É senso comum que esses crimes ficam impunes. A prisão de alguém que tenha bebido, excedido na velocidade e matado é tão crível quanto o pouso de um disco voador, à luz do dia, na Praça Santos Andrade. A punição para quem comete delitos graves e gravíssimos ao volante são acordos monetários, fianças, penas alternativas, cumpridas quase sempre sem vigilância nem visibilidade, agravando a sensação geral da nação de que ao volante, vale tudo. Os homens da lei discordam. Penas, sejam elas alternativas ou brandas como palmadas na bunda, não importa, existem e são aviadas mais rapidamente do que a média nacional, ainda que não botem ninguém atrás das grades.

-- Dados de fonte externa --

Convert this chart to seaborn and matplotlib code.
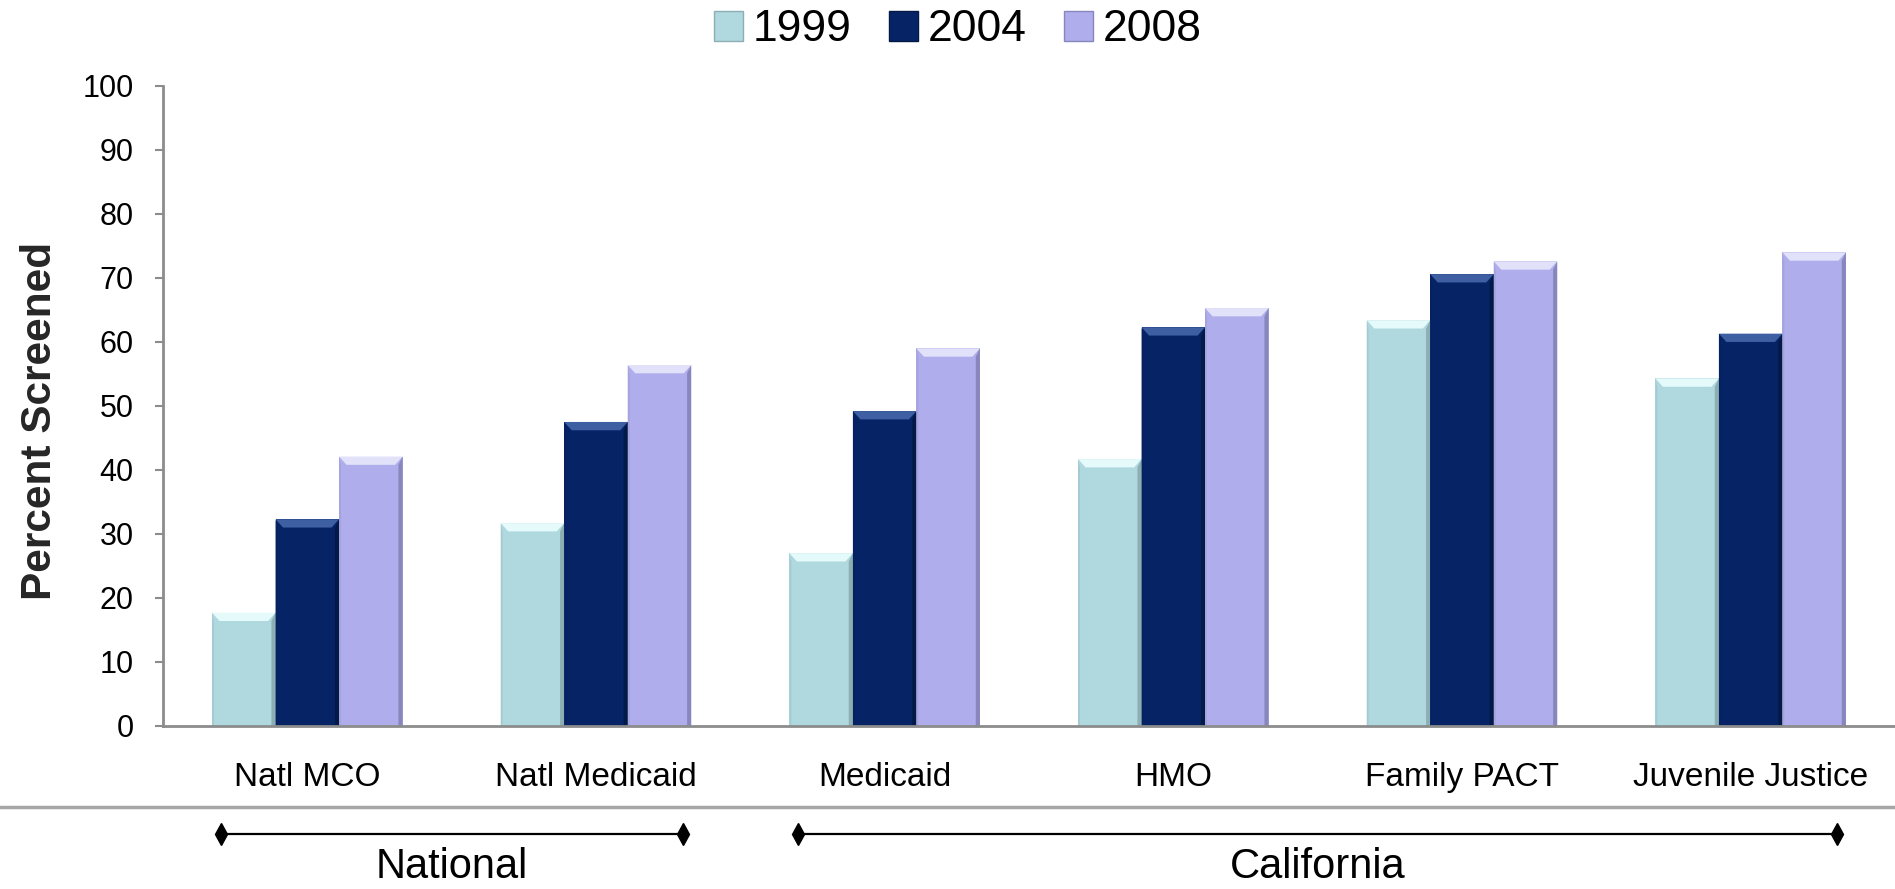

O problema é julgar crimes cuja arma não tem gatilho, mas uma lataria que, de tão poderosa, parece ter vontade própria, ultrapassando o controle do condutor.
Sem pudor
A reportagem falou com três autoridades que lidam com delitos de trânsito o delegado Armando Braga de Moraes Neto, 43 anos, e os juízes Rogério Ribas, 38 anos, e Rogério Etzel, 40 anos. A eles cabe não só avaliar os processos que formam pirâmides nas mesas de trabalho, mas também se indignar o que fazem sem pudores. Ribas, juiz da 2.ª Vara de Delitos de Trânsito, chegou a mandar para um senador em Brasília um pedido de mudança no tempo das penas, sem sucesso. Braga, um dos delegados da Delegacia de Delitos de Trânsito (Dedetran), anda às voltas com a criação de um grupo de apoio às vítimas e batalha para que haja mais flagrantes nos acidentes, melhorando o levantamento de provas. Etzel, juiz do Tribunal do Júri, espanta-se com a quantidade irrisória de casos graves que são reenquadrados no Código de Direito Penal e vão a júri. Foram apenas três em meio aos 280 julgamentos dos quais participou nos últimos quatro anos.

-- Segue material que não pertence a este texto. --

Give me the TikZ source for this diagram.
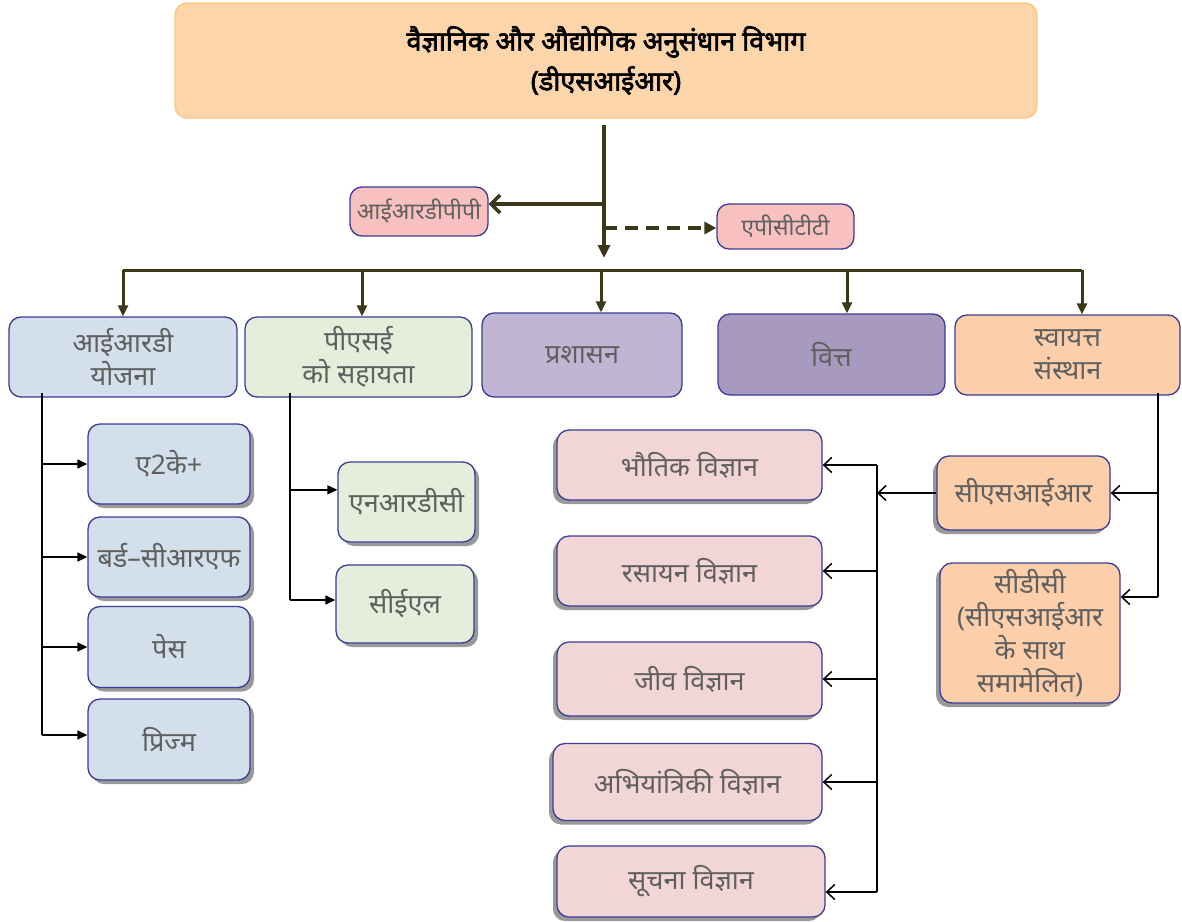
\documentclass[tikz,border=0pt]{standalone}
\usepackage{fontspec}
\setmainfont[Script=Devanagari]{Noto Sans}
\newfontfamily\titlefont[Script=Devanagari, FakeBold=2.5]{Noto Sans}
\usetikzlibrary{arrows.meta,shadows}

\definecolor{titlefill}{HTML}{FDD5AB}
\definecolor{titleline}{HTML}{F9C77E}
\definecolor{boxline}{HTML}{3B3B98}
\definecolor{txtgray}{HTML}{5F5F5F}
\definecolor{mainline}{HTML}{3A3817}
\definecolor{pinkfill}{HTML}{F9C0C0}
\definecolor{bluefill}{HTML}{D3DFEB}
\definecolor{greenfill}{HTML}{E4EEDA}
\definecolor{lilacfill}{HTML}{C0B6D4}
\definecolor{purplefill}{HTML}{A899BF}
\definecolor{peachfill}{HTML}{FCCEAA}
\definecolor{scifill}{HTML}{F2D6D5}

\begin{document}
\begin{tikzpicture}[x=1pt, y=-1pt,
    box/.style={draw=boxline, line width=1.3pt, rounded corners=12pt, inner sep=0pt,
      align=center, text=txtgray, font=\fontsize{27}{33}\selectfont},
    rshadow/.style={drop shadow={shadow xshift=4pt, shadow yshift=-4pt, fill=gray!80, opacity=1}},
    lshadow/.style={drop shadow={shadow xshift=-4pt, shadow yshift=-4pt, fill=gray!80, opacity=1}},
    trunk/.style={draw=mainline, line width=3.5pt},
    drop/.style={draw=mainline, line width=3pt, -{Triangle[length=11pt,width=10pt]}},
    sub/.style={draw=black, line width=1.5pt},
    subarrow/.style={sub, -{Triangle[length=10pt,width=9pt]}},
    openarrow/.style={sub, -{Straight Barb[length=8pt,width=15pt]}}]

  \useasboundingbox (0,0) rectangle (1182,921);

  % head office
  \node[box, draw=titleline, fill=titlefill, text=black, minimum width=862pt, minimum height=115pt,
    font=\titlefont\fontsize{27}{40}\selectfont] (dsir) at (606,60.5)
    {वैज्ञानिक और औद्योगिक अनुसंधान विभाग\\(डीएसआईआर)};

  \node[box, fill=pinkfill, minimum width=138pt, minimum height=49pt,
    font=\fontsize{23}{26}\selectfont] (irdppp) at (419,211.5) {आईआरडीपीपी};
  \node[box, fill=pinkfill, minimum width=137pt, minimum height=45pt,
    font=\fontsize{23}{26}\selectfont] (apctt) at (785.5,226.5) {एपीसीटीटी};

  % divisions
  \node[box, fill=bluefill, minimum width=228pt, minimum height=80pt] (ird) at (123,357) {आईआरडी\\योजना};
  \node[box, fill=greenfill, minimum width=227pt, minimum height=80pt] (pse) at (358.5,357) {पीएसई\\को सहायता};
  \node[box, fill=lilacfill, minimum width=200pt, minimum height=84pt] (admin) at (582,355) {प्रशासन};
  \node[box, fill=purplefill, minimum width=227pt, minimum height=81pt] (fin) at (831.5,354.5) {वित्त};
  \node[box, fill=peachfill, minimum width=225pt, minimum height=80pt] (auto) at (1067.5,355) {स्वायत्त\\संस्थान};

  % ird schemes
  \node[box, rshadow, fill=bluefill, minimum width=162pt, minimum height=80pt] (atok) at (169,464) {ए2के+};
  \node[box, rshadow, fill=bluefill, minimum width=162pt, minimum height=80pt] (bird) at (169,557) {बर्ड–सीआरएफ};
  \node[box, rshadow, fill=bluefill, minimum width=162pt, minimum height=81pt] (pace) at (169,647) {पेस};
  \node[box, rshadow, fill=bluefill, minimum width=162pt, minimum height=81pt] (prism) at (169,739.5) {प्रिज्म};

  % pse
  \node[box, rshadow, fill=greenfill, minimum width=137pt, minimum height=80pt] (nrdc) at (406.5,502) {एनआरडीसी};
  \node[box, rshadow, fill=greenfill, minimum width=138pt, minimum height=78pt] (cel) at (405,604) {सीईएल};

  % autonomous bodies
  \node[box, lshadow, fill=peachfill, minimum width=173pt, minimum height=74pt] (csir) at (1023.5,493) {सीएसआईआर};
  \node[box, lshadow, fill=peachfill, minimum width=180pt, minimum height=140pt] (cdc) at (1030,633)
    {सीडीसी\\(सीएसआईआर\\के साथ\\समामेलित)};

  % labs
  \node[box, lshadow, fill=scifill, minimum width=265pt, minimum height=70pt] (phy) at (689.5,465) {भौतिक विज्ञान};
  \node[box, lshadow, fill=scifill, minimum width=265pt, minimum height=70pt] (chem) at (689.5,571) {रसायन विज्ञान};
  \node[box, lshadow, fill=scifill, minimum width=265pt, minimum height=74pt] (bio) at (689.5,679) {जीव विज्ञान};
  \node[box, lshadow, fill=scifill, minimum width=269pt, minimum height=77pt] (engg) at (687.5,782) {अभियांत्रिकी विज्ञान};
  \node[box, lshadow, fill=scifill, minimum width=268pt, minimum height=71pt] (info) at (691,881.5) {सूचना विज्ञान};

  % trunk
  \coordinate (t0) at (604,125);
  \coordinate (t1) at (604,258);
  \coordinate (j1) at (604,204);
  \coordinate (j2) at (604,228);
  \draw[trunk, -{Triangle[length=13pt,width=12pt]}] (t0) -- (t1);
  \draw[trunk, -{Straight Barb[length=9pt,width=18pt]}] (j1) -- (j1 -| irdppp.east);
  \draw[trunk, dash pattern=on 13pt off 8pt, -{Triangle[length=12pt,width=12pt]}] (j2) -- (j2 -| apctt.west);

  % bar
  \coordinate (d1) at (123,270);
  \coordinate (d2) at (362,270);
  \coordinate (d3) at (601,270);
  \coordinate (d4) at (847,270);
  \coordinate (d5) at (1082,270);
  \draw[trunk, line width=3pt] (d1) -- (d5);
  \draw[drop] (d1) -- (d1 |- ird.north);
  \draw[drop] (d2) -- (d2 |- pse.north);
  \draw[drop] (d3) -- (d3 |- admin.north);
  \draw[drop] (d4) -- (d4 |- fin.north);
  \draw[drop] (d5) -- (d5 |- auto.north);

  % left branch
  \coordinate (l0) at (42,393);
  \coordinate (l1) at (42,735);
  \draw[sub] (l0) -- (l1);
  \draw[subarrow] (atok.west -| l0) -- (atok.west);
  \draw[subarrow] (bird.west -| l0) -- (bird.west);
  \draw[subarrow] (pace.west -| l0) -- (pace.west);
  \draw[subarrow] (l1) -- (l1 -| prism.west);

  \coordinate (p0) at (290,393);
  \coordinate (p1) at (290,600);
  \draw[sub] (p0) -- (p1);
  \draw[subarrow] (nrdc.170 -| p0) -- (nrdc.170);
  \draw[subarrow] (p1) -- (p1 -| cel.west);

  % right branch
  \coordinate (r0) at (1158,393);
  \coordinate (r1) at (1158,597);
  \draw[sub] (r0) -- (r1);
  \draw[openarrow] (csir.east -| r0) -- (csir.east);
  \draw[openarrow] (r1) -- (r1 -| cdc.east);

  \coordinate (s0) at (877,465);
  \coordinate (s1) at (877,892);
  \draw[sub] (s0) -- (s1);
  \draw[openarrow] (csir.west) -- (csir.west -| s0);
  \draw[openarrow] (s0) -- (phy.east);
  \draw[openarrow] (chem.east -| s0) -- (chem.east);
  \draw[openarrow] (bio.east -| s0) -- (bio.east);
  \draw[openarrow] (engg.east -| s0) -- (engg.east);
  \draw[openarrow] (s1) -- (s1 -| info.east);

\end{tikzpicture}
\end{document}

Aos argumentos. A rigor, ninguém tira o carro da garagem com a intenção de matar, mesmo quando incorreu na trilogia sinistra: imperícia, negligência e imprudência. Acidentes de automóvel, por isso, carregam uma enorme dose de fatalidade uma fatalidade que não poupa ninguém, dos motoristas embriagados àqueles que não tiveram sorte ao virar a esquina. Essa margem de erro, de acaso e de azar costuma intimidar juízes e até mesmo as vítimas e os seus. O período das lágrimas é atropelado pela banalidade e vira silêncio. É a pena a que estão condenados. Acidentes com óbitos acontecem todos os dias, fazem parte das estatísticas matinais das rádios e dos plantões de final de semana nos jornais. Viraram um índice urbano, equiparado à meteorologia, balanço de furtos e roubos ou engarrafamentos.
Outro fator que ameniza as condenações é a situação de penúria do sistema prisional brasileiro. Juristas rejeitam a idéia de jogar numa cela comum um universitário que atropelou uma criança ou um profissional liberal que pisou demais no acelerador e bailou na curva. Motoristas, a rigor, não ocupam a mesma escala dos traficantes, homicidas, assaltantes ou estupradores. Além disso, há a punição implícita: ter sido responsável pela morte de alguém já parece castigo maior do que estar atrás das grades. "O objetivo da prisão é ressocializar. Mas o criminoso do trânsito tem outro perfil. Será que precisa ir para a cadeia? A pena alternativa é uma maneira de alcançar o mesmo objetivo", comenta o professor de Direito do Trânsito, Marcelo Araújo.
Crime sem valor
"Como diz a rapaziada, morte de trânsito não dá nada", parodia o advogado Gilberto Gaeski, 47 anos. Na manhã do Ano-Novo de 2004, a filha de 16 anos de Gaeski, Bruna, foi atropelada e morta numa calçada, na frente de uma padaria, em Piçarras, Santa Catarina. Para o homem que na juventude tinha sido escrivão de Polícia de Trânsito, tudo aquilo parecia uma brincadeira de mau gosto.
Mas a experiência do passado lhe valeu. Do pânico, Gaeski passou para a ação imediata, recolhendo provas sobre o delito. Montou o processo da morte de Bruna em 30 dias. Chegou a espalhar faixas por Piçarras em busca de testemunhas do acidente. Meses depois, fundou o Instituto de Cidadania e Justiça Dias Melhores, ONG que dá orientação jurídica a vítimas do trânsito. É onde quebra pedras, já que vê de perto a impotência que toma conta de cada um dos 30 casos que acompanha atualmente.
A legislação é uma camisa-de-força e Gaeski sabe disso melhor que ninguém. Ele, por exemplo, deseja ver condenada a seis anos de prisão a motorista que atropelou sua filha, mas sabe que no máximo ela vai ser levada ao Tribunal do Júri e cumprir penas alternativas. "Só vamos mudar essa realidade com sanções mais rígidas. Vivemos à espera da tragédia mais próxima. Não vemos ninguém sendo punido. A sociedade está voltada para a defesa do patrimônio. Se assaltarem agora um posto de gasolina, a PM toda será mobilizada. Uma batida de automóvel com vítimas não recebe a mesma atenção", protesta.